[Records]
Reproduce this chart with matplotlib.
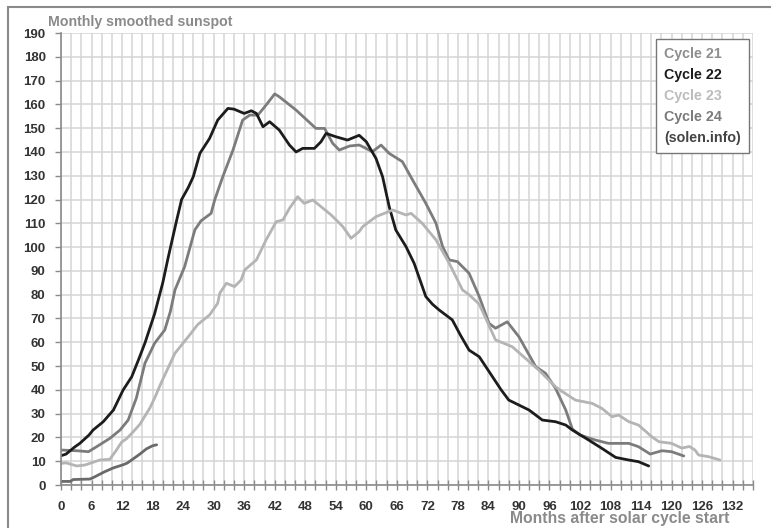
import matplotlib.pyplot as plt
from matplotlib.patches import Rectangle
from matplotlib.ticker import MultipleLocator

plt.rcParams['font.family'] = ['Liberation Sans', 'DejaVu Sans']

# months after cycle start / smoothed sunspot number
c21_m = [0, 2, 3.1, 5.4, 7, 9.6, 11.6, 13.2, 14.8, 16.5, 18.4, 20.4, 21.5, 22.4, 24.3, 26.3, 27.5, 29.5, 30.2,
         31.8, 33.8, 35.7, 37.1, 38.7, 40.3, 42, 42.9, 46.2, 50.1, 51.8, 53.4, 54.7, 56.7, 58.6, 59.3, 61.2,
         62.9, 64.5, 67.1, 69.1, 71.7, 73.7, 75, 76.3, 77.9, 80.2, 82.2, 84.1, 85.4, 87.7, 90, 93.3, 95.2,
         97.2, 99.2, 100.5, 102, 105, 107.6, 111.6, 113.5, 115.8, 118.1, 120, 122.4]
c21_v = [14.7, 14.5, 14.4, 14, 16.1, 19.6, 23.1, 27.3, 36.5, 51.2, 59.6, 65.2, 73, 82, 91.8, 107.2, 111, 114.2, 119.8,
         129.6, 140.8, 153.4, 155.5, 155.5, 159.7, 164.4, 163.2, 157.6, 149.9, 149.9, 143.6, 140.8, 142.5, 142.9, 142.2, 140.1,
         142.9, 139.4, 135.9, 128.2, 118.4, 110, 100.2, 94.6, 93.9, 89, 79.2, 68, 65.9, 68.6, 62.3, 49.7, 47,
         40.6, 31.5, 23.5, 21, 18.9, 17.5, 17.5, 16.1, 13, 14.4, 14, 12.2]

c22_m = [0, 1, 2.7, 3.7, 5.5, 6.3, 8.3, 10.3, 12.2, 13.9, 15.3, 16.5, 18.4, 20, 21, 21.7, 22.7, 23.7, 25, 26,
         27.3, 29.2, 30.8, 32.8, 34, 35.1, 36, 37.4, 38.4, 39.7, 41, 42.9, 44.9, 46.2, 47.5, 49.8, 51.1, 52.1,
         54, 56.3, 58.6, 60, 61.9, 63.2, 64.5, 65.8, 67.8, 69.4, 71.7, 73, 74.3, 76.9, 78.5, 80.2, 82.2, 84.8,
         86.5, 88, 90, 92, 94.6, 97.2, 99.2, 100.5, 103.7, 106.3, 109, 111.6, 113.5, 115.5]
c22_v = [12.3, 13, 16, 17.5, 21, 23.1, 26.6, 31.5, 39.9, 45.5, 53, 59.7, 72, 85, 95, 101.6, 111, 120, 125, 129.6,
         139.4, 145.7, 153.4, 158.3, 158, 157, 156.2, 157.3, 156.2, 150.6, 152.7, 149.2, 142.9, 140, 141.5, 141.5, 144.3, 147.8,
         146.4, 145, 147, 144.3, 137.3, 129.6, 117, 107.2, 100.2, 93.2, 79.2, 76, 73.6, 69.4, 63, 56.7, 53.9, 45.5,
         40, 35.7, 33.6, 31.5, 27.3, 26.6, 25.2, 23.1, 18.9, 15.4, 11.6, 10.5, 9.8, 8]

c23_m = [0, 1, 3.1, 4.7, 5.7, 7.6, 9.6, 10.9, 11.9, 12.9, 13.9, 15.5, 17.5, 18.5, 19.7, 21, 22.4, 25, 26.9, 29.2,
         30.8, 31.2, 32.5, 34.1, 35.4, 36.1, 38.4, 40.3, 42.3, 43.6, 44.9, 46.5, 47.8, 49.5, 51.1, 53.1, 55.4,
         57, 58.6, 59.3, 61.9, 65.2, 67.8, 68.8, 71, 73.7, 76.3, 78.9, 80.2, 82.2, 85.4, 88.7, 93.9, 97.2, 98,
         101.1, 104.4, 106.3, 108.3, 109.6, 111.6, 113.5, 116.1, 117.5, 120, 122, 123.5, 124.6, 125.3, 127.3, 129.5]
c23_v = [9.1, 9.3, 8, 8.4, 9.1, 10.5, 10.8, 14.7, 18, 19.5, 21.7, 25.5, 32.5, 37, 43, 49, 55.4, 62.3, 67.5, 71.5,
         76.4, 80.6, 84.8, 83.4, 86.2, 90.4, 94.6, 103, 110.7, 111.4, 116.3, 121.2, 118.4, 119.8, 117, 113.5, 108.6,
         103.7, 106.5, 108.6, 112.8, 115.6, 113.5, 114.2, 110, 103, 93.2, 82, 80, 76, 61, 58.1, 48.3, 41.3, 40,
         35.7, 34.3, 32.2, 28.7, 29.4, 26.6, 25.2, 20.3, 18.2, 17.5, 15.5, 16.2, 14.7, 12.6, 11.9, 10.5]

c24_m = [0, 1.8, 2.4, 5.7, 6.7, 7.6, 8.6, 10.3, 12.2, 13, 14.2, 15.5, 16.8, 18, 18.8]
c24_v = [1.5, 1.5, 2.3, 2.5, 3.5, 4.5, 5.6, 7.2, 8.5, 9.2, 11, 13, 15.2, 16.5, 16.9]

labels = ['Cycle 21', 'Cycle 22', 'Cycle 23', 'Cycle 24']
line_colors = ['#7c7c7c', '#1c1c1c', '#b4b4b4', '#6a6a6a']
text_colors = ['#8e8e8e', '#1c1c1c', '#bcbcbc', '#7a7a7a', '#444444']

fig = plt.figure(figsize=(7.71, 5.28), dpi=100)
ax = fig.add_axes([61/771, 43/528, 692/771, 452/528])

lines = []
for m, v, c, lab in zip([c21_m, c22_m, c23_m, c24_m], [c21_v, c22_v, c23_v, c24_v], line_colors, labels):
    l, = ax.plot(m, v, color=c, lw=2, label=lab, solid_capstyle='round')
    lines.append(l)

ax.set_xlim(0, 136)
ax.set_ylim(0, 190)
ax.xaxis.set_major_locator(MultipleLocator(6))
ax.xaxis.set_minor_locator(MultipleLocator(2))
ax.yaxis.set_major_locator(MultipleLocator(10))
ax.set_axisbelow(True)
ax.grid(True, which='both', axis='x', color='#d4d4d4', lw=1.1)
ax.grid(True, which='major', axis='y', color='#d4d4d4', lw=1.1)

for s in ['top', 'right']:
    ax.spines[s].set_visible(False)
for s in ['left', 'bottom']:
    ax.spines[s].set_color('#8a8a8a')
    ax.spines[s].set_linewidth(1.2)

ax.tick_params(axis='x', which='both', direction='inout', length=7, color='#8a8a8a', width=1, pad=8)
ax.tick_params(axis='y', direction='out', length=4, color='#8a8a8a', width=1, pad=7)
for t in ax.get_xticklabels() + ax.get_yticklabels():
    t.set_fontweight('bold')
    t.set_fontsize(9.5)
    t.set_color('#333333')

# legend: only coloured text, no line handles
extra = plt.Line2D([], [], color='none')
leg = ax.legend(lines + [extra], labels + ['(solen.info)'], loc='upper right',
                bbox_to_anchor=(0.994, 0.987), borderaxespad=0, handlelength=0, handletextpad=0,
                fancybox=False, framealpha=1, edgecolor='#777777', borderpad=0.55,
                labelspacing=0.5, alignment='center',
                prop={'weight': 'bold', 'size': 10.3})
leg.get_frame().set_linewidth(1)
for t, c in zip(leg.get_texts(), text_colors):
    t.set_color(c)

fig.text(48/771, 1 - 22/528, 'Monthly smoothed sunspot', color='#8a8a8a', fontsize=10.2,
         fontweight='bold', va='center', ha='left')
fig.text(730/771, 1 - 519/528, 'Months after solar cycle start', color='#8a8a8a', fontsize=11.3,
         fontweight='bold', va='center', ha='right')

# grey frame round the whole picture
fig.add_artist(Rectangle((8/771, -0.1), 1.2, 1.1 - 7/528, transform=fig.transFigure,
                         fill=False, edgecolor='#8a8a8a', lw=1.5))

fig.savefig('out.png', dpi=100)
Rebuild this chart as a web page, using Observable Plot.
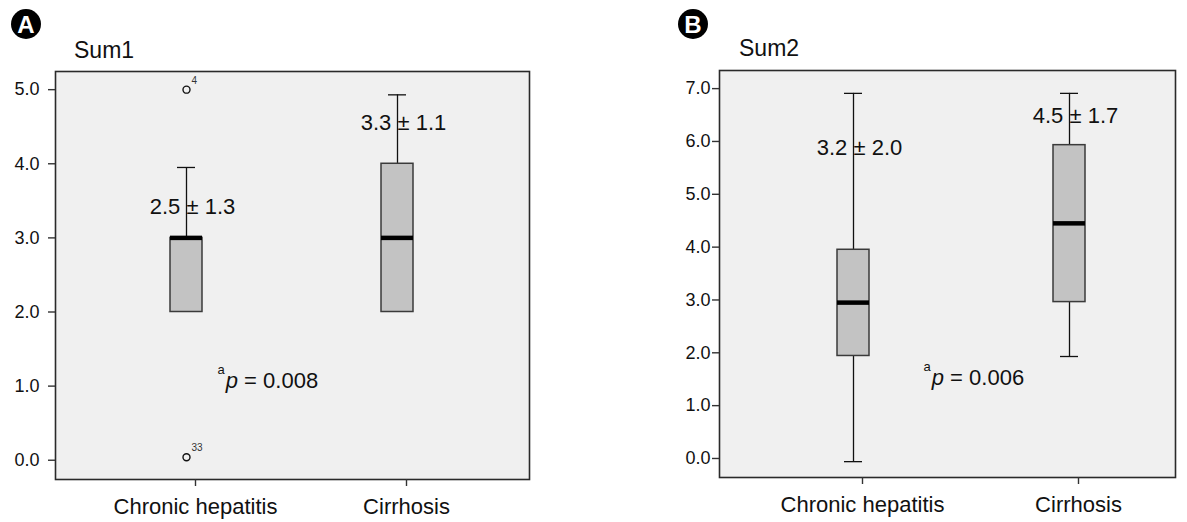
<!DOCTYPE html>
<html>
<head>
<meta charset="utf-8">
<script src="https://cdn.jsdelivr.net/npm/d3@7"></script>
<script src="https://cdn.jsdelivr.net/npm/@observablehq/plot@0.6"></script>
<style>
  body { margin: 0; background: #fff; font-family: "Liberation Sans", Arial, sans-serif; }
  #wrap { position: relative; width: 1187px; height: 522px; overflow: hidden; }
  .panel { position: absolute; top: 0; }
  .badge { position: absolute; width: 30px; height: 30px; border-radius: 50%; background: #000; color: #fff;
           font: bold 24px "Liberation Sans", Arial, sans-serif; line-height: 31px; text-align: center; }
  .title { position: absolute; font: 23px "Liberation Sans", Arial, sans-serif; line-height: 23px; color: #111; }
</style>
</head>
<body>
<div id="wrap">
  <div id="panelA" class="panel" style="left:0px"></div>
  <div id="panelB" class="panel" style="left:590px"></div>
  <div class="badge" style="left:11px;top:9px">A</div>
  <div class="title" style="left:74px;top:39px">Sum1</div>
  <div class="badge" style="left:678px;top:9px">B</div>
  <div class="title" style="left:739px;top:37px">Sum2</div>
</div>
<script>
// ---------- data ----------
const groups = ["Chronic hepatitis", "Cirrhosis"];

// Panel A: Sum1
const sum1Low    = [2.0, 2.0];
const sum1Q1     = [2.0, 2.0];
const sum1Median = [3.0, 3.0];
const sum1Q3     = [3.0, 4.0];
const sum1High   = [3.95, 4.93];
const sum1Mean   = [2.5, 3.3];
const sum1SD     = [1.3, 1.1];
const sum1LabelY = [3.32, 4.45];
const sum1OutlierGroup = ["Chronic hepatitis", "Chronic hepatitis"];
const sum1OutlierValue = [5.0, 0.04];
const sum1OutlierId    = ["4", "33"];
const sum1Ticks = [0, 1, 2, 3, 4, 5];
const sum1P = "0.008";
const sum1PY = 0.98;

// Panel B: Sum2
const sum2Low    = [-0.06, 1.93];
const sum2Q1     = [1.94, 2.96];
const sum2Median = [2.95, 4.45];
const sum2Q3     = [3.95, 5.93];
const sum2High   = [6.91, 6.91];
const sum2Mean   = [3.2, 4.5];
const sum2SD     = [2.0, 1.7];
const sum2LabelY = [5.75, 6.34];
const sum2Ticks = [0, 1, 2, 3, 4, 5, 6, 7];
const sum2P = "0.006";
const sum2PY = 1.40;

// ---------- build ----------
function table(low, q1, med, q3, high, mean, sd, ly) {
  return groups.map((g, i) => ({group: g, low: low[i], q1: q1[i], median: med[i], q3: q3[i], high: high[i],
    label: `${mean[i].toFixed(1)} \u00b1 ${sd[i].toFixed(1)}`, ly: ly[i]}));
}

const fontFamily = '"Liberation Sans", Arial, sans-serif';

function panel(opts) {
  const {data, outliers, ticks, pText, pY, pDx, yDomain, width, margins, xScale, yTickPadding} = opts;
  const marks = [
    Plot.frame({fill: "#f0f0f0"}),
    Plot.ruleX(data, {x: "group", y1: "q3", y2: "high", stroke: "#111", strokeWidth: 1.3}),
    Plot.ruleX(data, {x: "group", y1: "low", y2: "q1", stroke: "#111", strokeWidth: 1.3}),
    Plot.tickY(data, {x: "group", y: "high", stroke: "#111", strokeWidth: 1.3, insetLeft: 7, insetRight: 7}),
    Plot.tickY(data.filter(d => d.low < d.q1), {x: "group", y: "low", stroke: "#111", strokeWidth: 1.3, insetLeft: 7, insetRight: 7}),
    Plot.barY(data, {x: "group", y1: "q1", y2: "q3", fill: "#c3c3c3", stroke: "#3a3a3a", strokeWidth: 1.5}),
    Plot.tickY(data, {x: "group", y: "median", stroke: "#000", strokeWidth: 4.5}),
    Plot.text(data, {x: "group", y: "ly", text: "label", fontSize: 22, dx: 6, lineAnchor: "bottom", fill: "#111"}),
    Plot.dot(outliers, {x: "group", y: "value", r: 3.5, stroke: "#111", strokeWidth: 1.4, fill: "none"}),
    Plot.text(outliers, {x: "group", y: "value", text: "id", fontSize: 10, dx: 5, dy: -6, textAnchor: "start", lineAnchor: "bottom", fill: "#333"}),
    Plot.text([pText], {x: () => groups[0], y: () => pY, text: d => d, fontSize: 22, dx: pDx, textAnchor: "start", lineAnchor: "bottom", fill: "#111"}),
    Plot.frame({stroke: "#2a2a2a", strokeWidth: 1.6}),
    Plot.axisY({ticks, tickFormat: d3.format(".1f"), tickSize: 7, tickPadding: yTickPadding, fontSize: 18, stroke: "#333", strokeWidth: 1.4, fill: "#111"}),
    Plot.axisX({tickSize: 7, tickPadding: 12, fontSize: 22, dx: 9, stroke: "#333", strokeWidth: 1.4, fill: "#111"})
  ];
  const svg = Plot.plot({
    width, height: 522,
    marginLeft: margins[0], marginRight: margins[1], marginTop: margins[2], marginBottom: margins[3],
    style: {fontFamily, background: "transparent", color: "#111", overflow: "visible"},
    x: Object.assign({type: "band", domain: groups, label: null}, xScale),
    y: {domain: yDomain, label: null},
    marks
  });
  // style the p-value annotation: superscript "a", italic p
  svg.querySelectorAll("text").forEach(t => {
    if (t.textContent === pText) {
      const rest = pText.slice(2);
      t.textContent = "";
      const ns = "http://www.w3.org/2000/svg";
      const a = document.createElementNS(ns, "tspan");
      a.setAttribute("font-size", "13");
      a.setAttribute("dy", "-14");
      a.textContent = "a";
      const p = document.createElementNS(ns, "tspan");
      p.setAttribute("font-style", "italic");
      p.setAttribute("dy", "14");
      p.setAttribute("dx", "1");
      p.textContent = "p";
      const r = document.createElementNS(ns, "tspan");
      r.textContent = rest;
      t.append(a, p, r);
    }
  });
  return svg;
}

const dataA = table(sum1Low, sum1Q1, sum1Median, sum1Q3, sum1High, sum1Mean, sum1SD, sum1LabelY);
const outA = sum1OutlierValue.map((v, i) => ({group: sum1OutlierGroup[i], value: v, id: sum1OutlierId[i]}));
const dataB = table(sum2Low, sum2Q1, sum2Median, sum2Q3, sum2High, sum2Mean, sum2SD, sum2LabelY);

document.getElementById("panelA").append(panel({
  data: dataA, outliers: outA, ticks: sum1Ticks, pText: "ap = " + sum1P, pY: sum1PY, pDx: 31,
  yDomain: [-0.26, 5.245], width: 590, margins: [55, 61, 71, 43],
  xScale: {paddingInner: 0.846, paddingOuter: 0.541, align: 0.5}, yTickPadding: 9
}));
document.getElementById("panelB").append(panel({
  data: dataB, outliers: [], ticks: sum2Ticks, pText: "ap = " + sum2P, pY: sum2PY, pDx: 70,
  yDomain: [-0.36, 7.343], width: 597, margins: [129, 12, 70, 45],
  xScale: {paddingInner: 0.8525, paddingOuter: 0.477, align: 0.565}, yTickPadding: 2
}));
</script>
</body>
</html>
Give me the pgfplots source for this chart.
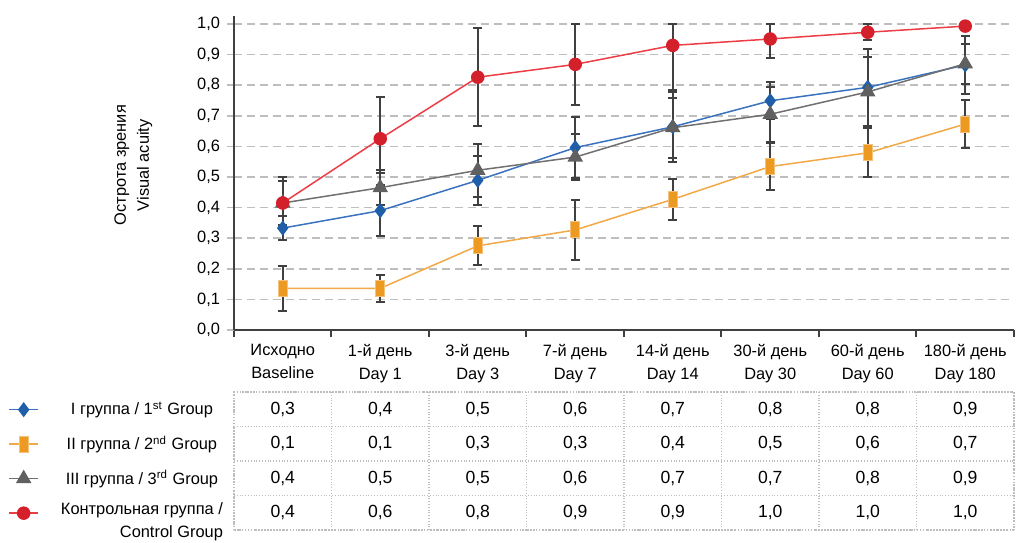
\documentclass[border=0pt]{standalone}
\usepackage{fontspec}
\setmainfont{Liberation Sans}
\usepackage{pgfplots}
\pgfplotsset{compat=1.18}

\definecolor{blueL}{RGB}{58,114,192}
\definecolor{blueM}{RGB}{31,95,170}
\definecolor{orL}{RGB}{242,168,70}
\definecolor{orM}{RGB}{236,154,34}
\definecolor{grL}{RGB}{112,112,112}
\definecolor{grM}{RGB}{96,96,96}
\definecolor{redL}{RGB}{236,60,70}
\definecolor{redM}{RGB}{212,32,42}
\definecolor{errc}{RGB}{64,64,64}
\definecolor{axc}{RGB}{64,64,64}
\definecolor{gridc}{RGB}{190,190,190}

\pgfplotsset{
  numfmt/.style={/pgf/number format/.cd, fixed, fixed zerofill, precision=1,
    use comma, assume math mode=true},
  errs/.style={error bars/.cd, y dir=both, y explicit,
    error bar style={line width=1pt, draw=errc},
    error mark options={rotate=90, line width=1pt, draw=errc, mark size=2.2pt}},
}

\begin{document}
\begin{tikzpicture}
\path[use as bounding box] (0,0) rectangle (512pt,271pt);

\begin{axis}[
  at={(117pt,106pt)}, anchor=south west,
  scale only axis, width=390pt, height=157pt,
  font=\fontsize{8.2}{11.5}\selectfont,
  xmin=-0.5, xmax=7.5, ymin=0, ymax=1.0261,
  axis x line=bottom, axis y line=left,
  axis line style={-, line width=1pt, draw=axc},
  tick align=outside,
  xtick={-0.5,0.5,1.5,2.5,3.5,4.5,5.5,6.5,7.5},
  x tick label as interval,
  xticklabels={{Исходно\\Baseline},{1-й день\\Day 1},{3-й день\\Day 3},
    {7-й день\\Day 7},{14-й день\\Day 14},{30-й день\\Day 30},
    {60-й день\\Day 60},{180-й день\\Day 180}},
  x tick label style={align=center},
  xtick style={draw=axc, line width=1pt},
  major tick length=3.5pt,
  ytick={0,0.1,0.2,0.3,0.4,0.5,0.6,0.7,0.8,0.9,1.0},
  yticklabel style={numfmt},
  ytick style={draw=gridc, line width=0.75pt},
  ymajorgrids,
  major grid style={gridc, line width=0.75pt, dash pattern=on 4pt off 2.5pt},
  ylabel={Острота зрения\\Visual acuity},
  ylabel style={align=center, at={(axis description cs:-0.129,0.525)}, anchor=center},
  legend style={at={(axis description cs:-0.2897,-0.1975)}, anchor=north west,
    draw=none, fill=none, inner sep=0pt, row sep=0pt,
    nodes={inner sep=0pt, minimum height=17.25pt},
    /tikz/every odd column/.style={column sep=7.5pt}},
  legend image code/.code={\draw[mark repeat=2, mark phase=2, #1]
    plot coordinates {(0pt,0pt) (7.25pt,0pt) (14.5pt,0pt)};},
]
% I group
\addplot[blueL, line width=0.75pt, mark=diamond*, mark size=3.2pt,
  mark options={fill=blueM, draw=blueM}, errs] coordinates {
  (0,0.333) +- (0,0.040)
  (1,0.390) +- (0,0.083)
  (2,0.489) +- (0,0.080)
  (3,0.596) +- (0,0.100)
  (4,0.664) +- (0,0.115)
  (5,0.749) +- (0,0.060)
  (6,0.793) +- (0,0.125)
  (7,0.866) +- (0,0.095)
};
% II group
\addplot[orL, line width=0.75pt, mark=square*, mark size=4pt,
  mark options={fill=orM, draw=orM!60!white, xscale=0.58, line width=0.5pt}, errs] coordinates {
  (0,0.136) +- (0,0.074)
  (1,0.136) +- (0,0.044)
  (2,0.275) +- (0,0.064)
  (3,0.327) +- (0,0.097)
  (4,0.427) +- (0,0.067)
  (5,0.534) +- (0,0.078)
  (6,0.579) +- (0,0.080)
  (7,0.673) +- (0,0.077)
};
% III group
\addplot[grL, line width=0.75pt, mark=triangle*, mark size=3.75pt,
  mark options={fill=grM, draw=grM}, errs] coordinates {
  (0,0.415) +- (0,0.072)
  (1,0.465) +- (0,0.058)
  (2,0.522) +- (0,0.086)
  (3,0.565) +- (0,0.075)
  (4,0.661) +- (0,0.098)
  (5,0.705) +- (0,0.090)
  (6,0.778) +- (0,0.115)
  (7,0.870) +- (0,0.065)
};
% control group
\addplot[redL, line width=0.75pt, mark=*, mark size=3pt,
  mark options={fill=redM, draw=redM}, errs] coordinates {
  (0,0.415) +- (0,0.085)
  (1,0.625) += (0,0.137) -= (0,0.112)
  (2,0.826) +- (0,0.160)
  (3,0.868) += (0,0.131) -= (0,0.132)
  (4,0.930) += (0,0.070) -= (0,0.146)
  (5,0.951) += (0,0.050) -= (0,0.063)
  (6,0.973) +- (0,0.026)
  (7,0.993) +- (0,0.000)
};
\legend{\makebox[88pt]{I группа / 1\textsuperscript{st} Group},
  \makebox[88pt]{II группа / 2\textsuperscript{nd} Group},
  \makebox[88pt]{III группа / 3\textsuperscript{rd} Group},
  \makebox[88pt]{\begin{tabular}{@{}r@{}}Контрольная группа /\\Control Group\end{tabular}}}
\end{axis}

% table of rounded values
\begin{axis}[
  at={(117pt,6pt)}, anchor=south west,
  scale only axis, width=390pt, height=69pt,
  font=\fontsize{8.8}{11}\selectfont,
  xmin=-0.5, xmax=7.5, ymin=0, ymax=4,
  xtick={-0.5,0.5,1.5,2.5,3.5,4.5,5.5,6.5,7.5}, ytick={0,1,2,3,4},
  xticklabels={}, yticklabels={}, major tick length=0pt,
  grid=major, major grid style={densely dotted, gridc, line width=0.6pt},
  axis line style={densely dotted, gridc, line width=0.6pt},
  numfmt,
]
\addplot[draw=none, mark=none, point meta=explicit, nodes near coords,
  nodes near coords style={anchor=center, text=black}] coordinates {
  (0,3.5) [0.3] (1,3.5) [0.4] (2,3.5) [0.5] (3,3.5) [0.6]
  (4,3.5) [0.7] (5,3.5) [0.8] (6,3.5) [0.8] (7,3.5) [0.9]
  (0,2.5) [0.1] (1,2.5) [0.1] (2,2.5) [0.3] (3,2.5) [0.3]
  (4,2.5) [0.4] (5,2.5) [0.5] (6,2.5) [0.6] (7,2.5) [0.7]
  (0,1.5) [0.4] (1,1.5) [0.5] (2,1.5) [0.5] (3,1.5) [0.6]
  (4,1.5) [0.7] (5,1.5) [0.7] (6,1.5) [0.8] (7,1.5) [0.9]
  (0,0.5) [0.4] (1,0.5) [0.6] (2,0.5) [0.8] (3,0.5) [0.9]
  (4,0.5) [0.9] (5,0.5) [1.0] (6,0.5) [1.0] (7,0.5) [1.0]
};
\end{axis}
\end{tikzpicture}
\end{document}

=== EXERCISE GOAL ===
Gather from the entries above all lines that include the string "matplotlib".

=== RESULT FOR THIS TASK ===
Reproduce this chart with matplotlib.
import matplotlib.pyplot as plt
from matplotlib.patches import Rectangle
from matplotlib.ticker import MultipleLocator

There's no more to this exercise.